Spontanément, le grand public n’a donc pas tous les éléments nécessaires pour calculer la précision des chiffres publiés. On peut cependant faire des hypothèses et arriver au tableau suivant :

 

Mars-Février Variance Ecart-Type Différent de 0
Situation financière personnelle – évolution passée 2 5,0 2,2 Non
Situation financière personnelle – perspectives d’évolution 2 4,5 2,1 Non
Capacité d’épargne actuelle 6 4,5 2,1 Oui
Capacité d’épargne future 9 6,0 2,4 Oui
Opportunité d’épargner -1 5,0 2,2 Non
Opportunité de faire des achats importants 2 5,0 2,2 Non
Niveau de vie en France – évolution passée 3 3,5 1,9 Non
Niveau de vie en France – perspectives d’évolution 4 5,0 2,2 Non
Chômage – perspectives d’évolution -2 5,0 2,2 Non
Prix – évolution passée -5 5,0 2,2 Oui
Prix – perspectives d’évolution -6 5,0 2,2 Oui

 

Ce tableau donne :

–        La variation entre février et mars de chaque série,

–        La variance de cette variation. C’est là qu’interviennent nos hypothèses : nous avons calculé cette variance comme une moyenne sur diverses configurations possibles des réponses positives et négatives,

–        L’écart-type de cette variation,

–        Et le fait que 0 soit dans l’intervalle de confiance, c’est-à-dire que la variation observée soit significative.

On voit que, pour 7 séries sur 11, la variation n’est pas significative. Elle l’est pour 4 séries : deux à la baisse et deux à la hausse. La moyenne de variance de toutes les séries est de 5.
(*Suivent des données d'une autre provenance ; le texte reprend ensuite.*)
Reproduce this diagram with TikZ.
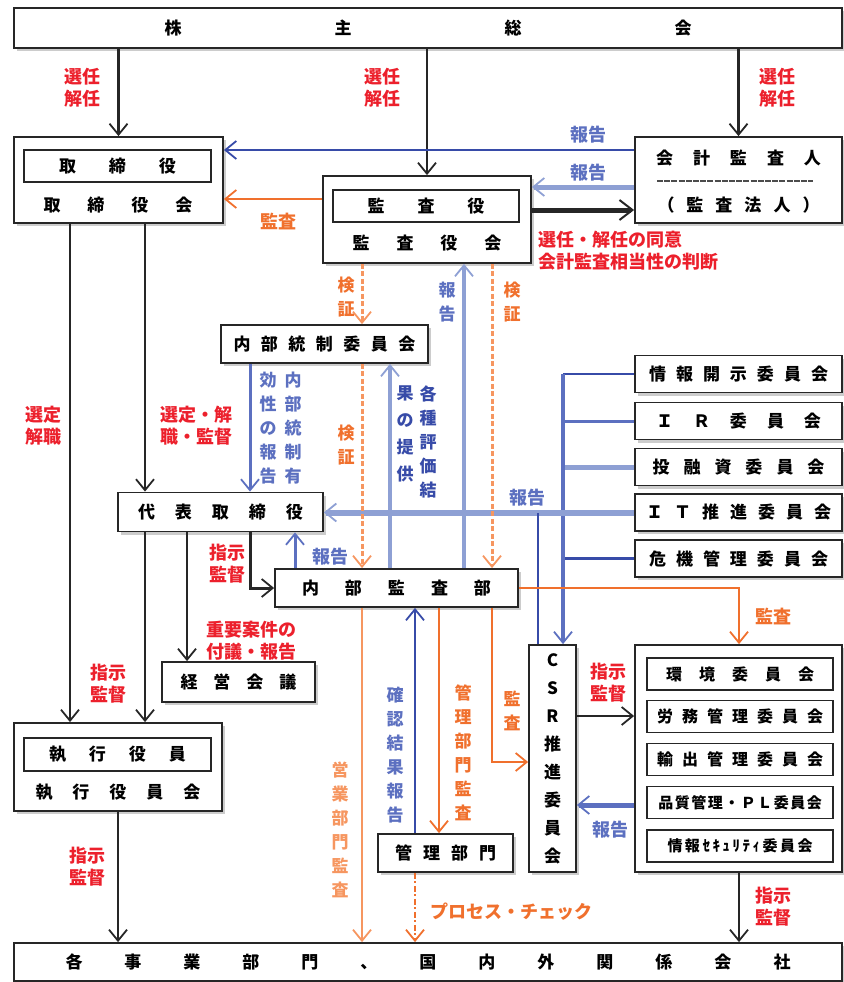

Il serait tout à fait possible que la combinaison des 11 séries donne une variation significativement positive à la hausse, quand seulement deux d’entre eux montrent une variation positive. Ce serait certainement le cas si elles étaient non corrélées. Dans ce cas, la taille de l’échantillon est en quelque sorte démultipliée. Mais là, ces séries sont au contraire très corrélées. Le gain de variance quand on les agrège est vraisemblablement faible. C’est pour cela qu’une variance de 4 pour la série agrégée nous semble vraisemblable. Pour le calculer, il faudrait disposer des séries de réponses positives et négatives sur longue période.